Hinzu kommt, dass Migration kostspielig ist. Sie erfordert Ressourcen, die vielen Betroffenen in gefährdeten Regionen fehlen – insbesondere, wenn sie durch eine Klimakatastrophe alles verlieren. Dadurch seien sie oft in ihren Lebensumständen gefangen und erreichten nur selten weiter entfernte Länder, sagt Novotny der Deutschen Welle. "Es ist nicht wissenschaftlich erwiesen, dass der Klimawandel tatsächlich zu internationaler Migration führt."
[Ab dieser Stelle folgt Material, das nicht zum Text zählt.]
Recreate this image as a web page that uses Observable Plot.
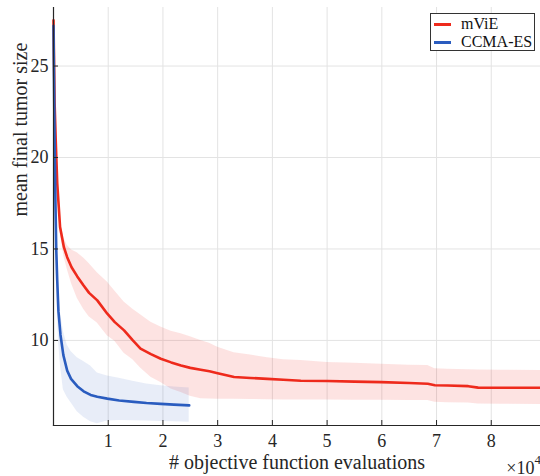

Falsche Bilder, reale Kosten
Nathalie Delapalme ist gerade zurück aus Rabat, wo sie den Staatsbesuch von Emmanuel Macron begleitet hat. Migration war auch dort ein zentrales Thema. Die Französin, die seit Jahrzehnten durch Afrika reist, weiß, dass Fehlwahrnehmungen reale Kosten mit sich bringen, was auch eine neue Studie der panafrikanischen Nichtregierungsorganisation "Africa no Filter" belegt. Delapalme betont, dass Migrationspolitik auf Grunde von Stimmungen statt Fakten auch das Vertrauen zwischen den beiden Kontinenten untergraben könnte.Afrika: Studie entlarvt Klischees und zeigt Lösungswege auf
Es sei wichtig, die Migration aus Afrika differenziert zu betrachten und nicht unter dem Stichwort "Lampedusa" zu subsumieren. Lampedusa ist die italienisiche Insel, die sinnbildlich für die illegale Einwanderung im zentralen Mittelmeer steht. Delapalme spricht von einer Balance zwischen Fakten, öffentlicher Meinung und Politik, die in Einklang gebracht werden muss. "Wenn nur zwei dieser Elemente vorhanden sind, funktioniert es nicht," erklärt sie.